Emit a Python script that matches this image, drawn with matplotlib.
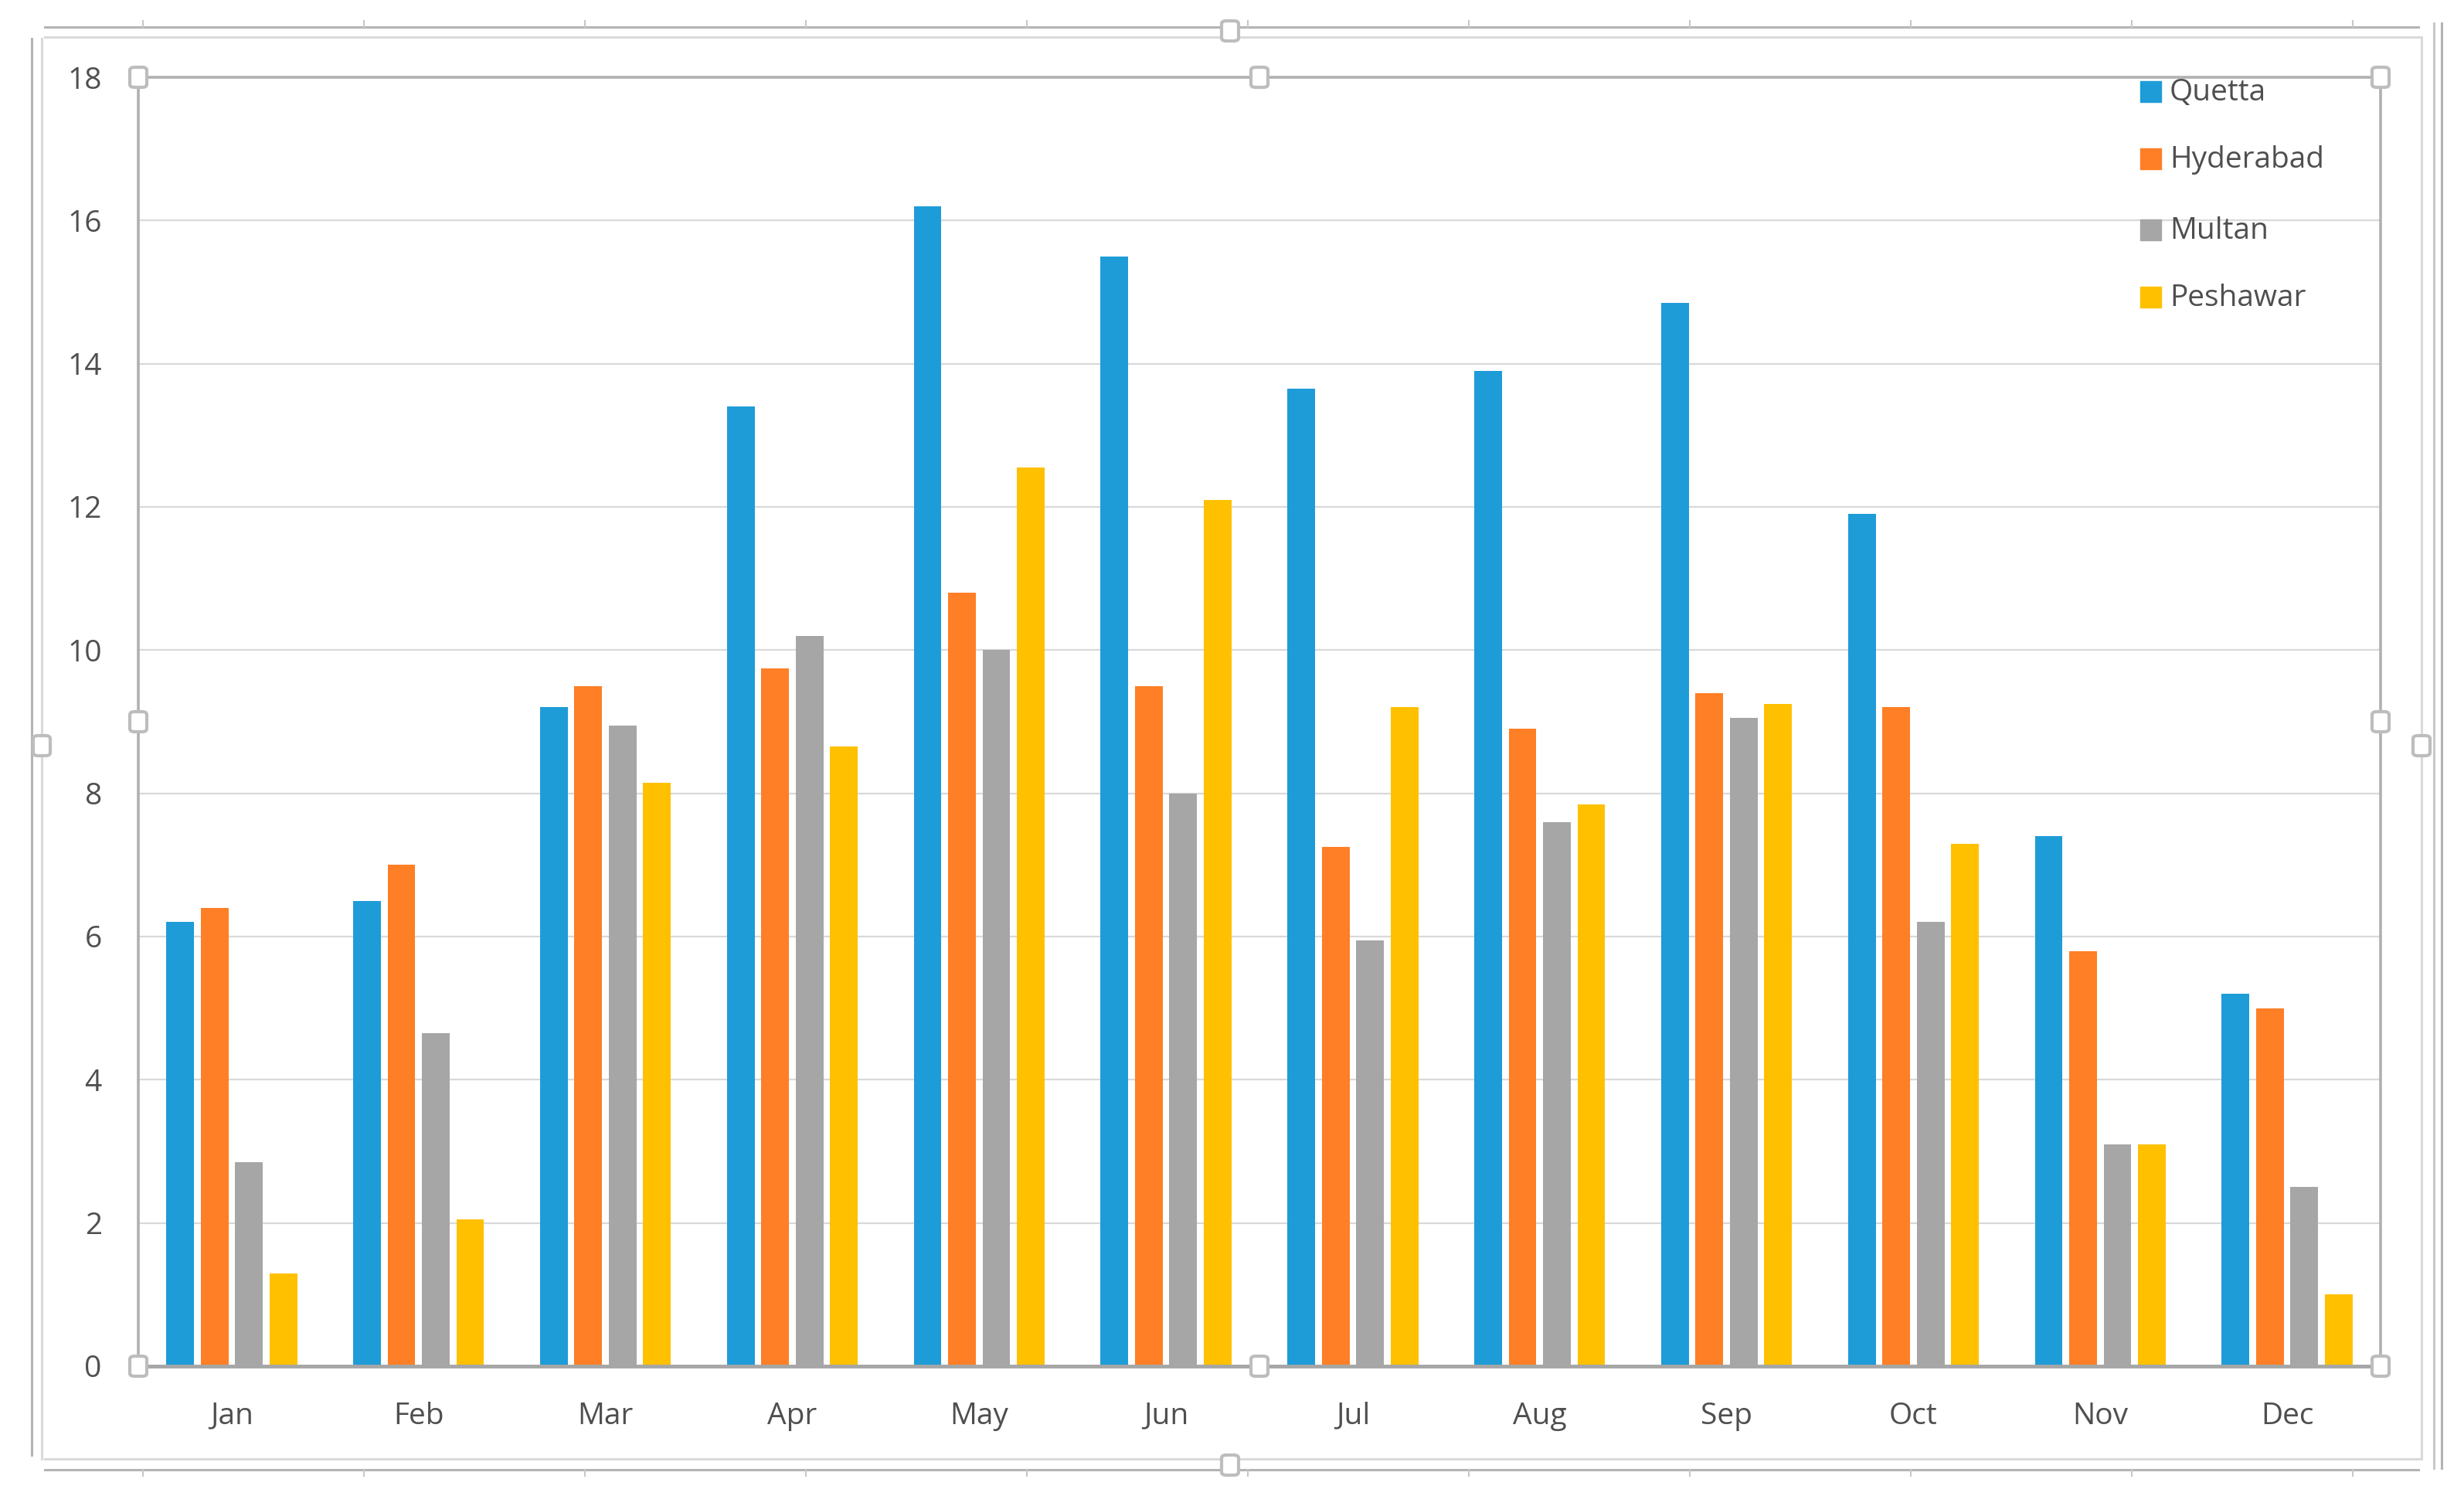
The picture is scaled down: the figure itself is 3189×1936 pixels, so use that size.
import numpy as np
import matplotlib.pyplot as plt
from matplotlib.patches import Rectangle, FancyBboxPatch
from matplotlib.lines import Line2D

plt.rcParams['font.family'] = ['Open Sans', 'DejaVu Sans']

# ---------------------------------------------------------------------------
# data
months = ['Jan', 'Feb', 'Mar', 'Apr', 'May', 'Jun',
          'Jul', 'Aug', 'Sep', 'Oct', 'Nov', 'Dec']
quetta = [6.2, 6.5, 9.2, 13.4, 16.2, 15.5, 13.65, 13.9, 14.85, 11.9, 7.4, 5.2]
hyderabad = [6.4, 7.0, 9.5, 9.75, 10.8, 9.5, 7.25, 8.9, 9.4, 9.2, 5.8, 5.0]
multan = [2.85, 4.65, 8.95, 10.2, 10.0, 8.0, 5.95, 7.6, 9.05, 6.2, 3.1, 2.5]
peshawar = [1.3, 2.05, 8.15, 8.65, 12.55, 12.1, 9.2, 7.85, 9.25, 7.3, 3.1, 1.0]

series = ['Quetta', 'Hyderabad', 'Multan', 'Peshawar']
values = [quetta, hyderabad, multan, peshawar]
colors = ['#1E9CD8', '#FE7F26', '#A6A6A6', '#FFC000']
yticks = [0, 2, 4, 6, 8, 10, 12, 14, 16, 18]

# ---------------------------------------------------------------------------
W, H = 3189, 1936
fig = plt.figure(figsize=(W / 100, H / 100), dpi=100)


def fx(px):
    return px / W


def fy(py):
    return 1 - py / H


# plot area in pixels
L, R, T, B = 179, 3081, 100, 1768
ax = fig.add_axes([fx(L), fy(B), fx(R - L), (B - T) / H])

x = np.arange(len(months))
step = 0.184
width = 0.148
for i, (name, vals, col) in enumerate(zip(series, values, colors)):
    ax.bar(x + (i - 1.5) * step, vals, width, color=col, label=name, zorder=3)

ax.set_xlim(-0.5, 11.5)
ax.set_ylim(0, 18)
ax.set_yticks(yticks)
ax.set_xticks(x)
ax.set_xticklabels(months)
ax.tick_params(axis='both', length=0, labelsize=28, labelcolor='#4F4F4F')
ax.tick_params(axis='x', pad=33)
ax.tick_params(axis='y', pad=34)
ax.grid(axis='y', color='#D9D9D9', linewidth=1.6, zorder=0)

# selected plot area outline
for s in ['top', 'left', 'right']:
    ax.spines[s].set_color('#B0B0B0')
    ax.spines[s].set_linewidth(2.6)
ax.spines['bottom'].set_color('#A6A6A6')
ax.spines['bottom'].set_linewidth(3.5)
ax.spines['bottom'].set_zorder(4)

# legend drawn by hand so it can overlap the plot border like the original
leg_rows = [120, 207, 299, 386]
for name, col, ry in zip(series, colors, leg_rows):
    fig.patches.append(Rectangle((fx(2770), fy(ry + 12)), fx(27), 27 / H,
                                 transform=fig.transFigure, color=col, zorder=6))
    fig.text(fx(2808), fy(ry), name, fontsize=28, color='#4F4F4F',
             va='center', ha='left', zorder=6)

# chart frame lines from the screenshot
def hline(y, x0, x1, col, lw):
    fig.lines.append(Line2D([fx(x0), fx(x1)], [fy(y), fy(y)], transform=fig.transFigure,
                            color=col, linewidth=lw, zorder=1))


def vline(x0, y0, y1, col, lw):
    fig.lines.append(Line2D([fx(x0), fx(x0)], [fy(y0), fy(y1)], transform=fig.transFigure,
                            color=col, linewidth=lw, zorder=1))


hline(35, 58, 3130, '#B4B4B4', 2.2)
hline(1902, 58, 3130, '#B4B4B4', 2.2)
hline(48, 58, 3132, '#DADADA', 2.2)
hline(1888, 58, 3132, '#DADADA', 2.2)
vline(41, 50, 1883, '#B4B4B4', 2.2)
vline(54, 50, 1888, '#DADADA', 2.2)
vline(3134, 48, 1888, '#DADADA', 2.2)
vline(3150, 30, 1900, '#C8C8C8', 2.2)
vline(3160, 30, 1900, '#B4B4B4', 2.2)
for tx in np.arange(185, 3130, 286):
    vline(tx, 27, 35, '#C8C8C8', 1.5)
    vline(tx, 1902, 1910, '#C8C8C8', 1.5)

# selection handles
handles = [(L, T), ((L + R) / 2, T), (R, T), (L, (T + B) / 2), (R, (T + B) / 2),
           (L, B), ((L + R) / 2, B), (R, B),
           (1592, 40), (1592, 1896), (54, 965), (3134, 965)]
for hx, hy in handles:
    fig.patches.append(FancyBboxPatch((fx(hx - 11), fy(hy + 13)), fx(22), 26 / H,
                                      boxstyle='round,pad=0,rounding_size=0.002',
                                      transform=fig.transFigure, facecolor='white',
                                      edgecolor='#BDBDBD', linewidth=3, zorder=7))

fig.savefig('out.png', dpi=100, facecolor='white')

::::::::

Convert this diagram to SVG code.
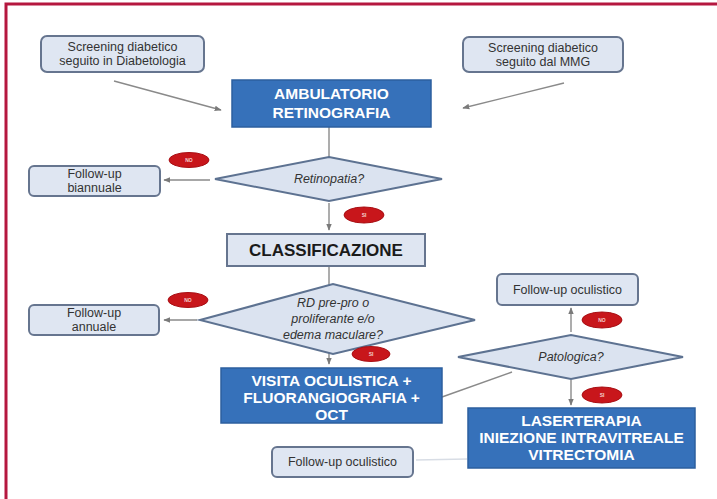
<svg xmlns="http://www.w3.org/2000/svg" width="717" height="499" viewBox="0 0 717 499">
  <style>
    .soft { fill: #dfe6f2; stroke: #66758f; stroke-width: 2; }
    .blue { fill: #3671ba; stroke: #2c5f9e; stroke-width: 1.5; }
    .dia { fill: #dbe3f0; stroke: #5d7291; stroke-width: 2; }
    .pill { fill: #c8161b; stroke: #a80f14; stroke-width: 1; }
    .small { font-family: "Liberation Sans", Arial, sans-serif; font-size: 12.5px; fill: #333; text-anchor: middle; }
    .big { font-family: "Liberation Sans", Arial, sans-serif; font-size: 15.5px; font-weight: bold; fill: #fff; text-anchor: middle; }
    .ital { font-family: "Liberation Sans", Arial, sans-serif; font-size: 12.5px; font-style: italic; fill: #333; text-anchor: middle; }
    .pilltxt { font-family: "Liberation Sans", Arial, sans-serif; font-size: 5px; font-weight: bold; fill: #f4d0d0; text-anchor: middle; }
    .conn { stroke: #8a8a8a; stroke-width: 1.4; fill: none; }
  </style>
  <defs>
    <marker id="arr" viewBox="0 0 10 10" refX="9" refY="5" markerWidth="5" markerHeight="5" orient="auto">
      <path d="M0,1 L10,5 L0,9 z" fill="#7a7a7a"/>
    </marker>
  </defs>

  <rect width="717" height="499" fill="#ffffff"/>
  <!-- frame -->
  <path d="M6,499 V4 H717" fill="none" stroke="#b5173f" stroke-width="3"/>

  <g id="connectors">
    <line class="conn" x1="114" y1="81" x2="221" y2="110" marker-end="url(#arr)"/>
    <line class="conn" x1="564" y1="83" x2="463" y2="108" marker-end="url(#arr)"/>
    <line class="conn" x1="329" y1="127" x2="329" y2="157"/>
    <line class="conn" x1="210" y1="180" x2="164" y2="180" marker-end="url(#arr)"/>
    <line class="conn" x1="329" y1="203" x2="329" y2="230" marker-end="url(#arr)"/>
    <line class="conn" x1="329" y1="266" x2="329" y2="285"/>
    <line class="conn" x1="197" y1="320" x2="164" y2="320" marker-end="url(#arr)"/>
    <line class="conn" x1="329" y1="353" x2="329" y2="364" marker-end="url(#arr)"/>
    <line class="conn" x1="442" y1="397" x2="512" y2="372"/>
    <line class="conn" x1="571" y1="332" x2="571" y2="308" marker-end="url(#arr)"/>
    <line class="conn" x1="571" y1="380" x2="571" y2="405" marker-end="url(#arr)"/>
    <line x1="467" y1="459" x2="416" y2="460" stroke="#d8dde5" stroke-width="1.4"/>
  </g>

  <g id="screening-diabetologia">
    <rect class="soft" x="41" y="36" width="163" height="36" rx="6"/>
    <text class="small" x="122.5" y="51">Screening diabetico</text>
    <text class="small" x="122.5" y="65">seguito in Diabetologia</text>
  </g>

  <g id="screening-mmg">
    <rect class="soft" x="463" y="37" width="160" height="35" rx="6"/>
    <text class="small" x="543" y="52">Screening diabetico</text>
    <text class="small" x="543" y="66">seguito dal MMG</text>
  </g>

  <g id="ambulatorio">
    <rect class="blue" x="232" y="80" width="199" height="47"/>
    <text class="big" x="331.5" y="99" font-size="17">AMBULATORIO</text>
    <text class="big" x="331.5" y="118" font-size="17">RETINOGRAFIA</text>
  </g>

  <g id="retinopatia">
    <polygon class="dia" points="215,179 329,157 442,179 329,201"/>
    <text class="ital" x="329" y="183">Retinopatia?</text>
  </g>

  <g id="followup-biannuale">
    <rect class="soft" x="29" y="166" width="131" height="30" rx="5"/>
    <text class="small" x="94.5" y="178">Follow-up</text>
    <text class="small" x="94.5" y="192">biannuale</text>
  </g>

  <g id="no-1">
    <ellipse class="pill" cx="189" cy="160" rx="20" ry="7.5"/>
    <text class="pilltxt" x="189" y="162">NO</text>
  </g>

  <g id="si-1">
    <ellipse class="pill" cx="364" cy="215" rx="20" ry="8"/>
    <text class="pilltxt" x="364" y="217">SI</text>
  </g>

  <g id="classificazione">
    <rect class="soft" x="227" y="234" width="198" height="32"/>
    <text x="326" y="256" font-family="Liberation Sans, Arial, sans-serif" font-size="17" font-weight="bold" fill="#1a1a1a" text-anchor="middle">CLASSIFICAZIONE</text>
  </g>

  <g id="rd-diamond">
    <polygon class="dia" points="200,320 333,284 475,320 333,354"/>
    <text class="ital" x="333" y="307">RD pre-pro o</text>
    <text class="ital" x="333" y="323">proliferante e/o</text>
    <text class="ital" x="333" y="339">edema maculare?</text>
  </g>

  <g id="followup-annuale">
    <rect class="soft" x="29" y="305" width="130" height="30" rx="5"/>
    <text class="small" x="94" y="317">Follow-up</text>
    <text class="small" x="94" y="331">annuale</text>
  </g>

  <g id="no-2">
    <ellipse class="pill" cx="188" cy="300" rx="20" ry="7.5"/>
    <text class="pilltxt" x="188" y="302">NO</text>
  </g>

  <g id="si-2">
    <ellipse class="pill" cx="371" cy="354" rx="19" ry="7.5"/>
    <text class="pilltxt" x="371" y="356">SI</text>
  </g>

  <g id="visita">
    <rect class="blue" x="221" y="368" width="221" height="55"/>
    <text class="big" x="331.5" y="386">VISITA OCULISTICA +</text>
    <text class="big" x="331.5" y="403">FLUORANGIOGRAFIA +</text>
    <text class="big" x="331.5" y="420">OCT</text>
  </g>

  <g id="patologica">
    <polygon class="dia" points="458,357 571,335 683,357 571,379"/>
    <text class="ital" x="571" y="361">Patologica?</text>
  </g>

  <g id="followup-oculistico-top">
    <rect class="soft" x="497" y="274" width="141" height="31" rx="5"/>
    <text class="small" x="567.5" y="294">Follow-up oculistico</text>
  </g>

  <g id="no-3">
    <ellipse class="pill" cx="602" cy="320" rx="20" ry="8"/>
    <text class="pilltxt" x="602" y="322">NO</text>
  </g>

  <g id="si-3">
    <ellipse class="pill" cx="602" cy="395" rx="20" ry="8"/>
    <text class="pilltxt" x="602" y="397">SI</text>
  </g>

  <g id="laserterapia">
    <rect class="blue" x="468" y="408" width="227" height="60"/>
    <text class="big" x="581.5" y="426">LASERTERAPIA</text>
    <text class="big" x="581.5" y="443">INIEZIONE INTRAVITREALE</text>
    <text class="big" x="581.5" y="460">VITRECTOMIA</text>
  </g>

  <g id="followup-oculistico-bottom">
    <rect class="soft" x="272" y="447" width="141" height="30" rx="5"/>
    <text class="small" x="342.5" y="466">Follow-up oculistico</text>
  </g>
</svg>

::::::::

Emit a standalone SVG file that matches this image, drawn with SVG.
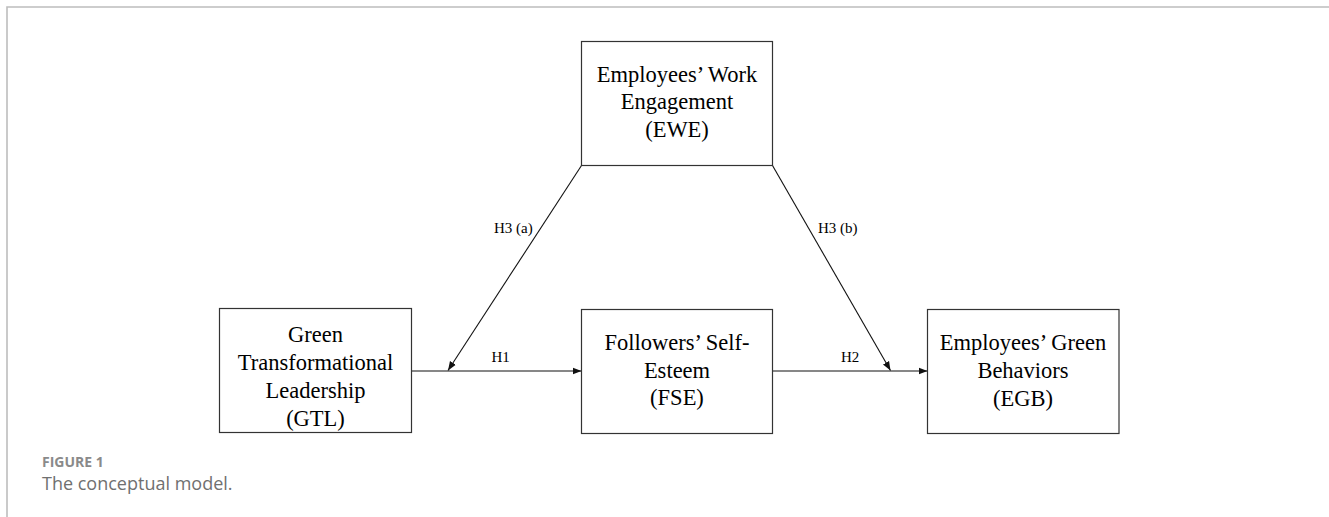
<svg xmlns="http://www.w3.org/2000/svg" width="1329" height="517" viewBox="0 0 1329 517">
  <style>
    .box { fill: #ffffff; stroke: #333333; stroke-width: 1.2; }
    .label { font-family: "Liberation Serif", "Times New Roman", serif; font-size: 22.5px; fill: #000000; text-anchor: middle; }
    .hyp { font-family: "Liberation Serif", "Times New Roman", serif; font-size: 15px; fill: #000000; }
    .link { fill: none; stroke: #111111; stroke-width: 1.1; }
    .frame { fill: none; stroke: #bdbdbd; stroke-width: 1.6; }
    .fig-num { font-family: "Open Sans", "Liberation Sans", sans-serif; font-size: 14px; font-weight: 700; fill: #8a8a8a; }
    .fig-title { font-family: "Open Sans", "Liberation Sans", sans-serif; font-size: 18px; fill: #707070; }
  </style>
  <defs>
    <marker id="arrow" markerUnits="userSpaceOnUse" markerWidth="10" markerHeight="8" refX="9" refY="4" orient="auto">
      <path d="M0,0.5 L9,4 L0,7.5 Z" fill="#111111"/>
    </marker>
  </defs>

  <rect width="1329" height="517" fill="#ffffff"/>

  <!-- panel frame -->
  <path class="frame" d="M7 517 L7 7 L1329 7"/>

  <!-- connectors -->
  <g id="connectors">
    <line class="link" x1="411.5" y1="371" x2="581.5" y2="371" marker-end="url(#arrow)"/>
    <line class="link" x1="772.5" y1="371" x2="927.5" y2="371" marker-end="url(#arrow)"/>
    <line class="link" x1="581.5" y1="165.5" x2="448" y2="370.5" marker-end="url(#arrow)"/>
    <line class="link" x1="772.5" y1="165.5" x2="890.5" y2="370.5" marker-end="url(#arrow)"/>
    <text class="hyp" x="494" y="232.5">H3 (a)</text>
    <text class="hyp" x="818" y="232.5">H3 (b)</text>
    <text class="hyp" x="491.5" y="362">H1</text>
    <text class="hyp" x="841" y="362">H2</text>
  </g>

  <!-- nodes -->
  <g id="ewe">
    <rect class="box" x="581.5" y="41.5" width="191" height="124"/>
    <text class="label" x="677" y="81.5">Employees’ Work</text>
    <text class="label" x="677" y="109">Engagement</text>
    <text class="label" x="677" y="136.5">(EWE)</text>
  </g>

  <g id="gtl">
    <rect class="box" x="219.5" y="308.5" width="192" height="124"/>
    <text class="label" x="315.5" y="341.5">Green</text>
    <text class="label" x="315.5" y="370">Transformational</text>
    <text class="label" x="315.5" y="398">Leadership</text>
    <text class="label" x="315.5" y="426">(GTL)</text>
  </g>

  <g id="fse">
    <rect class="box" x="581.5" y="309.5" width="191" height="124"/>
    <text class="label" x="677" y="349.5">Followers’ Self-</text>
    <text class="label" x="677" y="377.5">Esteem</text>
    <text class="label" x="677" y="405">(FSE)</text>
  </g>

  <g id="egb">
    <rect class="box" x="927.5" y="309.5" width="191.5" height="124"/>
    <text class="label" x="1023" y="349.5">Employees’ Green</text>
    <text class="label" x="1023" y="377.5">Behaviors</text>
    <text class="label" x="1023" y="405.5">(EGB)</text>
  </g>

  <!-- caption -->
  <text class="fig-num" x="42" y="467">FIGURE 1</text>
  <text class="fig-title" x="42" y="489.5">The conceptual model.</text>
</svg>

::::::::

- **The task**: Would you restate, exactly and with no pictures, the lines of the entries above from the one containing "Emit a standalone" through the one containing "517 L7 7 L1329"?

- **Solution to this exercise**:
Emit a standalone SVG file that matches this image, drawn with SVG.
<svg xmlns="http://www.w3.org/2000/svg" width="1329" height="517" viewBox="0 0 1329 517">
  <style>
    .box { fill: #ffffff; stroke: #333333; stroke-width: 1.2; }
    .label { font-family: "Liberation Serif", "Times New Roman", serif; font-size: 22.5px; fill: #000000; text-anchor: middle; }
    .hyp { font-family: "Liberation Serif", "Times New Roman", serif; font-size: 15px; fill: #000000; }
    .link { fill: none; stroke: #111111; stroke-width: 1.1; }
    .frame { fill: none; stroke: #bdbdbd; stroke-width: 1.6; }
    .fig-num { font-family: "Open Sans", "Liberation Sans", sans-serif; font-size: 14px; font-weight: 700; fill: #8a8a8a; }
    .fig-title { font-family: "Open Sans", "Liberation Sans", sans-serif; font-size: 18px; fill: #707070; }
  </style>
  <defs>
    <marker id="arrow" markerUnits="userSpaceOnUse" markerWidth="10" markerHeight="8" refX="9" refY="4" orient="auto">
      <path d="M0,0.5 L9,4 L0,7.5 Z" fill="#111111"/>
    </marker>
  </defs>

  <rect width="1329" height="517" fill="#ffffff"/>

  <!-- panel frame -->
  <path class="frame" d="M7 517 L7 7 L1329 7"/>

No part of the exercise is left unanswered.